""Finance firms relocating to Miami or Dallas since the pandemic began are having a meaningful impact on the distribution of job availabilities," Jacob Rowden, senior manager of U.S. office research at JLL, told Fortune. "Before the pandemic, Texas and Florida housed about 16.2% of financial services employment in the country, today that's rapidly approaching 18%. That 2% shift reflects almost 2 million jobs, so it's a robust and significant improvement in local labor markets.""
""Still, New York City claimed the No. 1 spot, followed by the San Francisco Bay area, Los Angeles, Boston, and Chicago. Some of that can be attributed to the concentration of university students nationally, according to JLL. While Texas and Florida boast the third- and fourth-highest concentrations of college students, the Sun belt houses 143,000 students, compared to 174,000 in Midwest states and more than 282,000 students on the East Coast, JLL reported.""
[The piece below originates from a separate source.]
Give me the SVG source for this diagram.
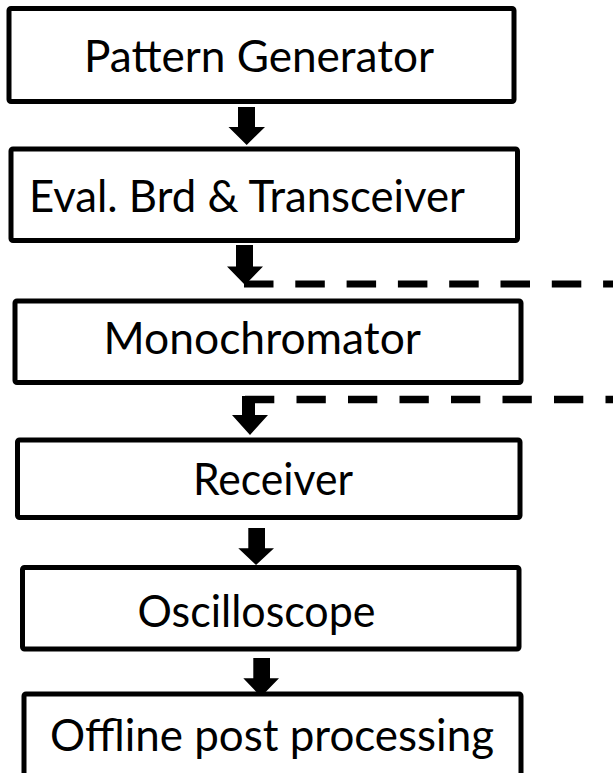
<svg xmlns="http://www.w3.org/2000/svg" width="613" height="773" viewBox="0 0 613 773">
<style>
.box{fill:#fff;stroke:#000;stroke-width:5;stroke-linejoin:round}
.lbl{font-family:Lato,"Open Sans",sans-serif;font-size:44px;fill:#000;text-anchor:start}
.arr{fill:#000}
.dash{stroke:#000;fill:none}
</style>
<rect width="613" height="773" fill="#fff"/>
<g id="connectors">
<polygon class="arr" points="238,107 255,107 255,127 265,127 246.7,145 228.5,127 238,127"/>
<polygon class="arr" points="236,245 253,245 253,266.5 263,266.5 245,285 227,266.5 236,266.5"/>
<line class="dash" x1="244" y1="284" x2="613" y2="284" stroke-width="7" stroke-dasharray="29.5 21.8"/>
<polygon class="arr" points="242,396 255,396 255,415 268,415 250,435 232,415 242,415"/>
<line class="dash" x1="245" y1="399.5" x2="613" y2="399.5" stroke-width="7.5" stroke-dasharray="29.3 22.2"/>
<polygon class="arr" points="248.3,528 265,528 265,548.3 274,548.3 256,565 238.3,548.3 248.3,548.3"/>
<polygon class="arr" points="253.3,658 270,658 270,678.3 279,678.3 261,696.7 243.3,678.3 253.3,678.3"/>
</g>
<g id="pattern-generator">
<rect class="box" x="9" y="8.5" width="505" height="93" rx="2"/>
<text class="lbl" x="84" y="72" textLength="350" lengthAdjust="spacingAndGlyphs">Pattern Generator</text>
</g>
<g id="eval-board">
<rect class="box" x="11" y="149" width="506.5" height="91.5" rx="2"/>
<text class="lbl" x="29" y="212" textLength="436" lengthAdjust="spacingAndGlyphs">Eval. Brd &amp; Transceiver</text>
</g>
<g id="monochromator">
<rect class="box" x="15" y="301" width="506" height="81.5" rx="2"/>
<text class="lbl" x="103.5" y="354" textLength="317.5" lengthAdjust="spacingAndGlyphs">Monochromator</text>
</g>
<g id="receiver">
<rect class="box" x="17.5" y="440" width="502.5" height="77.5" rx="2"/>
<text class="lbl" x="193" y="495" textLength="160" lengthAdjust="spacingAndGlyphs">Receiver</text>
</g>
<g id="oscilloscope">
<rect class="box" x="22.5" y="567.5" width="496.5" height="81.5" rx="2"/>
<text class="lbl" x="137.5" y="627" textLength="238" lengthAdjust="spacingAndGlyphs">Oscilloscope</text>
</g>
<g id="offline">
<rect class="box" x="24" y="694" width="497" height="110" rx="2"/>
<text class="lbl" x="50" y="751" textLength="444" lengthAdjust="spacingAndGlyphs">Offline post processing</text>
</g>
</svg>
Recent college graduates increasingly choose Florida and Texas as primary job markets. Corporate headquarters relocations since 2020 have driven job growth in those states, especially in financial services. Financial firms moving to Miami and Dallas have raised the share of national financial services employment from about 16.2% to nearly 18%, a shift representing nearly two million jobs. Five of the top twenty talent hubs for recent graduates are in Florida or Texas: Dallas–Fort Worth, Houston, Austin, Miami/South Florida, and Orlando. Major traditional talent centers such as New York City, the San Francisco Bay Area, Los Angeles, Boston, and Chicago remain top-ranked.